• Information shown:
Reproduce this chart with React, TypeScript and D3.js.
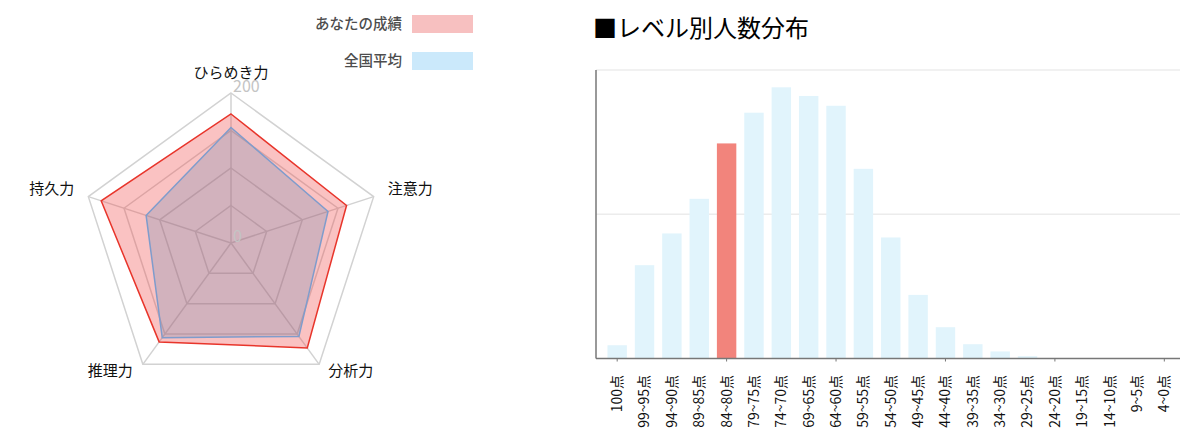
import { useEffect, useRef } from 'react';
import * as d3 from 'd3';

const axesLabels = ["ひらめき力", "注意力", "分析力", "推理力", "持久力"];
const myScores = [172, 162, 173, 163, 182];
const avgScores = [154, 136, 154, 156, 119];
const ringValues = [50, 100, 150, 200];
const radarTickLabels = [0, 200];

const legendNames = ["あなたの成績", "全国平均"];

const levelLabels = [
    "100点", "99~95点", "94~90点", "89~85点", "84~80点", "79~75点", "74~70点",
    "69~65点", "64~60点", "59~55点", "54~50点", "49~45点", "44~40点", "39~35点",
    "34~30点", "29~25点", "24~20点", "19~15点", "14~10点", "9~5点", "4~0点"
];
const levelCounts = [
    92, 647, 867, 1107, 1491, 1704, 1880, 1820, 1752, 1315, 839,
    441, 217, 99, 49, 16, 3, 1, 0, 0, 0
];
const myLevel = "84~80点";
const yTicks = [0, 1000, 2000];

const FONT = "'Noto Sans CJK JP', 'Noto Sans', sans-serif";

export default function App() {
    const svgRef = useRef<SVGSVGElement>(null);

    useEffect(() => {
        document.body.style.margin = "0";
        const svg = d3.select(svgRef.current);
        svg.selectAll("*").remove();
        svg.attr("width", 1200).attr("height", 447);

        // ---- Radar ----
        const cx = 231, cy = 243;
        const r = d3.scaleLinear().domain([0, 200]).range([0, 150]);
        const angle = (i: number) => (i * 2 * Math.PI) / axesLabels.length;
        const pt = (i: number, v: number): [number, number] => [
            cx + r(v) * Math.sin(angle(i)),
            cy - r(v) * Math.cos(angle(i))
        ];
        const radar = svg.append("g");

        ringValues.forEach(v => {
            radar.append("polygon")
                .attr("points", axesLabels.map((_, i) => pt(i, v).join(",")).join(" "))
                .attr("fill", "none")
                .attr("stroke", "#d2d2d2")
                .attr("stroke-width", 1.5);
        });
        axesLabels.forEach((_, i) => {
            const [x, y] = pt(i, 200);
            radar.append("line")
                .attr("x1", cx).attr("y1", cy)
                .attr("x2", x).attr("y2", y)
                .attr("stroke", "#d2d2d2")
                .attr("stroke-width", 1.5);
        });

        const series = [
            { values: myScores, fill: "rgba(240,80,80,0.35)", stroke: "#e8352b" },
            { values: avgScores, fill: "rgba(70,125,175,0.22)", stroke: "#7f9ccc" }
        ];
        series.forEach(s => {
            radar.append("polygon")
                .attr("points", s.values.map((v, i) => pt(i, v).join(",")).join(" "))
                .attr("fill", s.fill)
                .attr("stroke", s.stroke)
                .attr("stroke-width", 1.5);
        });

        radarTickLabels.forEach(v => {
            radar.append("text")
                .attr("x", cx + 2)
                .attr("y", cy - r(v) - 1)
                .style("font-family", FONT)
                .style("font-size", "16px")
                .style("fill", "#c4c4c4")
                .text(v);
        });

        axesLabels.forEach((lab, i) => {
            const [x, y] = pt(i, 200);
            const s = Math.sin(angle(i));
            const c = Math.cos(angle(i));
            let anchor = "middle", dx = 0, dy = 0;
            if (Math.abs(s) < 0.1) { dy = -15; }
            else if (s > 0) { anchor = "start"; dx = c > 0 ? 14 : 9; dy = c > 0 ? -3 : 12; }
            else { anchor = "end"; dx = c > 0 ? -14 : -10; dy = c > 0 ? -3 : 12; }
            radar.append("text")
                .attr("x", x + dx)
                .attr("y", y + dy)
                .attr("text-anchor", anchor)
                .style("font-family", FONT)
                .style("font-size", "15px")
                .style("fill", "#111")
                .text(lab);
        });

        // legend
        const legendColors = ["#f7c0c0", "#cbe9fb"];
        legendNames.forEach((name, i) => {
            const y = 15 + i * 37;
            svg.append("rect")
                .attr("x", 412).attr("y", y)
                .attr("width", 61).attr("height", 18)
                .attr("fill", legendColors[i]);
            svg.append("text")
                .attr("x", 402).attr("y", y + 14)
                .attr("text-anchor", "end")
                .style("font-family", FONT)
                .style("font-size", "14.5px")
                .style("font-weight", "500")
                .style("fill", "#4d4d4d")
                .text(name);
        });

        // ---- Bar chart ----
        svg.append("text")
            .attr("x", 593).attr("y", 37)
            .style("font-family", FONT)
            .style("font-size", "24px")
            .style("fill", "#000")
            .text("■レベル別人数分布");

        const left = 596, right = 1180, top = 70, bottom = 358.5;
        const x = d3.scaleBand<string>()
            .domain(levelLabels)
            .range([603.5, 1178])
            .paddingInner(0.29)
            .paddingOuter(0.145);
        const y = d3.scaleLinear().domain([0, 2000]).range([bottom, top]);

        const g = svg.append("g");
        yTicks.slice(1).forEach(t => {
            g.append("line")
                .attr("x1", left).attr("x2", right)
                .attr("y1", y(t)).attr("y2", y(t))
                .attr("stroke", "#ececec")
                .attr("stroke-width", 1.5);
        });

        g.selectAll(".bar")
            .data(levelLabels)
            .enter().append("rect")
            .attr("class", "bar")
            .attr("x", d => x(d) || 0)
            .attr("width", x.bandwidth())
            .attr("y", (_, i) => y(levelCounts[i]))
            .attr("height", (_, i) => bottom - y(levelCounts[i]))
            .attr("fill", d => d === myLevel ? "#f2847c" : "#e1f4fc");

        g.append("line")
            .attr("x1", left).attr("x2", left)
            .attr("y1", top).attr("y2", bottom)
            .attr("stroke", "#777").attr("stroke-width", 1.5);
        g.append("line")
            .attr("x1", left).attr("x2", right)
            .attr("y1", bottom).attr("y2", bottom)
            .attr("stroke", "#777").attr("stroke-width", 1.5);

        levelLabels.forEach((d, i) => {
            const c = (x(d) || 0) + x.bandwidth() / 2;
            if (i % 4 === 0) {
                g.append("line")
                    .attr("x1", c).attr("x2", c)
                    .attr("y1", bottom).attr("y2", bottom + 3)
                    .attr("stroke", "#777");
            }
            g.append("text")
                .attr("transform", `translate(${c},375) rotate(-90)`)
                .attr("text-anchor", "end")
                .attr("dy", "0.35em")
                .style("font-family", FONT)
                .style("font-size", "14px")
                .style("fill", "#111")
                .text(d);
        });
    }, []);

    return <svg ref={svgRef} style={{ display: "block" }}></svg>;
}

• Task: Without the pictures, write out all of the material exactly.

• Solved problem:
Reproduce this chart with React, TypeScript and D3.js.
import { useEffect, useRef } from 'react';
import * as d3 from 'd3';

const axesLabels = ["ひらめき力", "注意力", "分析力", "推理力", "持久力"];
const myScores = [172, 162, 173, 163, 182];
const avgScores = [154, 136, 154, 156, 119];
const ringValues = [50, 100, 150, 200];
const radarTickLabels = [0, 200];

const legendNames = ["あなたの成績", "全国平均"];

const levelLabels = [
    "100点", "99~95点", "94~90点", "89~85点", "84~80点", "79~75点", "74~70点",
    "69~65点", "64~60点", "59~55点", "54~50点", "49~45点", "44~40点", "39~35点",
    "34~30点", "29~25点", "24~20点", "19~15点", "14~10点", "9~5点", "4~0点"
];
const levelCounts = [
    92, 647, 867, 1107, 1491, 1704, 1880, 1820, 1752, 1315, 839,
    441, 217, 99, 49, 16, 3, 1, 0, 0, 0
];
const myLevel = "84~80点";
const yTicks = [0, 1000, 2000];

const FONT = "'Noto Sans CJK JP', 'Noto Sans', sans-serif";

export default function App() {
    const svgRef = useRef<SVGSVGElement>(null);

    useEffect(() => {
        document.body.style.margin = "0";
        const svg = d3.select(svgRef.current);
        svg.selectAll("*").remove();
        svg.attr("width", 1200).attr("height", 447);

        // ---- Radar ----
        const cx = 231, cy = 243;
        const r = d3.scaleLinear().domain([0, 200]).range([0, 150]);
        const angle = (i: number) => (i * 2 * Math.PI) / axesLabels.length;
        const pt = (i: number, v: number): [number, number] => [
            cx + r(v) * Math.sin(angle(i)),
            cy - r(v) * Math.cos(angle(i))
        ];
        const radar = svg.append("g");

        ringValues.forEach(v => {
            radar.append("polygon")
                .attr("points", axesLabels.map((_, i) => pt(i, v).join(",")).join(" "))
                .attr("fill", "none")
                .attr("stroke", "#d2d2d2")
                .attr("stroke-width", 1.5);
        });
        axesLabels.forEach((_, i) => {
            const [x, y] = pt(i, 200);
            radar.append("line")
                .attr("x1", cx).attr("y1", cy)
                .attr("x2", x).attr("y2", y)
                .attr("stroke", "#d2d2d2")
                .attr("stroke-width", 1.5);
        });

        const series = [
            { values: myScores, fill: "rgba(240,80,80,0.35)", stroke: "#e8352b" },
            { values: avgScores, fill: "rgba(70,125,175,0.22)", stroke: "#7f9ccc" }
        ];
        series.forEach(s => {
            radar.append("polygon")
                .attr("points", s.values.map((v, i) => pt(i, v).join(",")).join(" "))
                .attr("fill", s.fill)
                .attr("stroke", s.stroke)
                .attr("stroke-width", 1.5);
        });

        radarTickLabels.forEach(v => {
            radar.append("text")
                .attr("x", cx + 2)
                .attr("y", cy - r(v) - 1)
                .style("font-family", FONT)
                .style("font-size", "16px")
                .style("fill", "#c4c4c4")
                .text(v);
        });

        axesLabels.forEach((lab, i) => {
            const [x, y] = pt(i, 200);
            const s = Math.sin(angle(i));
            const c = Math.cos(angle(i));
            let anchor = "middle", dx = 0, dy = 0;
            if (Math.abs(s) < 0.1) { dy = -15; }
            else if (s > 0) { anchor = "start"; dx = c > 0 ? 14 : 9; dy = c > 0 ? -3 : 12; }
            else { anchor = "end"; dx = c > 0 ? -14 : -10; dy = c > 0 ? -3 : 12; }
            radar.append("text")
                .attr("x", x + dx)
                .attr("y", y + dy)
                .attr("text-anchor", anchor)
                .style("font-family", FONT)
                .style("font-size", "15px")
                .style("fill", "#111")
                .text(lab);
        });

        // legend
        const legendColors = ["#f7c0c0", "#cbe9fb"];
        legendNames.forEach((name, i) => {
            const y = 15 + i * 37;
            svg.append("rect")
                .attr("x", 412).attr("y", y)
                .attr("width", 61).attr("height", 18)
                .attr("fill", legendColors[i]);
            svg.append("text")
                .attr("x", 402).attr("y", y + 14)
                .attr("text-anchor", "end")
                .style("font-family", FONT)
                .style("font-size", "14.5px")
                .style("font-weight", "500")
                .style("fill", "#4d4d4d")
                .text(name);
        });

        // ---- Bar chart ----
        svg.append("text")
            .attr("x", 593).attr("y", 37)
            .style("font-family", FONT)
            .style("font-size", "24px")
            .style("fill", "#000")
            .text("■レベル別人数分布");

        const left = 596, right = 1180, top = 70, bottom = 358.5;
        const x = d3.scaleBand<string>()
            .domain(levelLabels)
            .range([603.5, 1178])
            .paddingInner(0.29)
            .paddingOuter(0.145);
        const y = d3.scaleLinear().domain([0, 2000]).range([bottom, top]);

        const g = svg.append("g");
        yTicks.slice(1).forEach(t => {
            g.append("line")
                .attr("x1", left).attr("x2", right)
                .attr("y1", y(t)).attr("y2", y(t))
                .attr("stroke", "#ececec")
                .attr("stroke-width", 1.5);
        });

        g.selectAll(".bar")
            .data(levelLabels)
            .enter().append("rect")
            .attr("class", "bar")
            .attr("x", d => x(d) || 0)
            .attr("width", x.bandwidth())
            .attr("y", (_, i) => y(levelCounts[i]))
            .attr("height", (_, i) => bottom - y(levelCounts[i]))
            .attr("fill", d => d === myLevel ? "#f2847c" : "#e1f4fc");

        g.append("line")
            .attr("x1", left).attr("x2", left)
            .attr("y1", top).attr("y2", bottom)
            .attr("stroke", "#777").attr("stroke-width", 1.5);
        g.append("line")
            .attr("x1", left).attr("x2", right)
            .attr("y1", bottom).attr("y2", bottom)
            .attr("stroke", "#777").attr("stroke-width", 1.5);

        levelLabels.forEach((d, i) => {
            const c = (x(d) || 0) + x.bandwidth() / 2;
            if (i % 4 === 0) {
                g.append("line")
                    .attr("x1", c).attr("x2", c)
                    .attr("y1", bottom).attr("y2", bottom + 3)
                    .attr("stroke", "#777");
            }
            g.append("text")
                .attr("transform", `translate(${c},375) rotate(-90)`)
                .attr("text-anchor", "end")
                .attr("dy", "0.35em")
                .style("font-family", FONT)
                .style("font-size", "14px")
                .style("fill", "#111")
                .text(d);
        });
    }, []);

    return <svg ref={svgRef} style={{ display: "block" }}></svg>;
}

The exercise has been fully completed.